The High Court ruled that the daughters were entitled to coparcenary rights under the Hindu Succession (Amendment) Act, 2005, which granted daughters equal rights in ancestral property. Justice Seshasayee stated:
“The 2005 amendment to Section 6 of the Hindu Succession Act conferred coparcenary status on daughters, making them entitled to seek partition of ancestral property irrespective of the date of their father’s death or the nature of the property.”
The Court dismissed the defendants’ argument that the daughters were not entitled to a share, emphasizing that the amended Section 6 applied retrospectively to all pending claims.
The defendants argued that the death of Rangasamy Chettiar (the plaintiffs’ grandfather) in 1962 triggered a notional partition under Section 6 of the Hindu Succession Act, thereby converting the property into self-acquired property. However, the Court clarified that the notional partition only served to carve out the deceased coparcener’s share and did not destroy the coparcenary or the ancestral nature of the remaining property.
“A notional partition under Section 6 is only a statutory fiction for determining the share of a deceased coparcener. It does not sever the coparcenary or transform ancestral property into self-acquired property in the hands of the surviving coparceners.”
The defendants relied on two settlement deeds executed by the first defendant in 2008, transferring the property to his sons. The High Court invalidated these deeds, observing that the daughters’ coparcenary rights had already vested in 2005.
“Once the daughters became coparceners under the 2005 amendment, any subsequent alienation of the property, including the 2008 settlement deeds, is null and void to the extent it defeats their rights.”
The Court applied the doctrine of estoppel to hold the first defendant accountable for the declarations in Ex.A1. It noted that recitals in registered documents bind parties and preclude them from denying admitted facts unless fraud or error is proven. Justice Seshasayee remarked:
“Ext.A1 is a registered partition deed, and its recitals are conclusive unless rebutted. The first defendant, having subscribed to it, is estopped from claiming the property was self-acquired.”

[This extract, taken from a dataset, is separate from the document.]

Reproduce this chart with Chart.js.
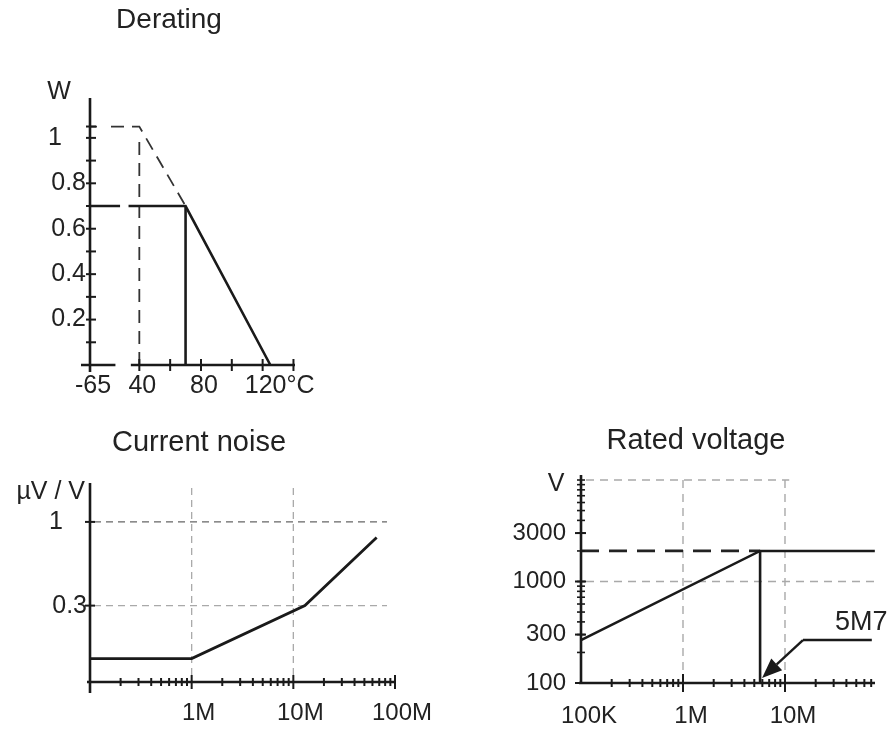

Allowing the appeal, the High Court set aside the first appellate court’s judgment and restored the trial court’s decree, granting the plaintiffs a 1/5 share each in the property. The Court concluded:
“The suit property is ancestral, and the plaintiffs, as coparceners, are entitled to partition. The first appellate court misconstrued the law and the evidence, leading to a grave miscarriage of justice.”
The Court also clarified that the settlement deeds executed by the first defendant were invalid and directed that the partition decree be executed without further delay.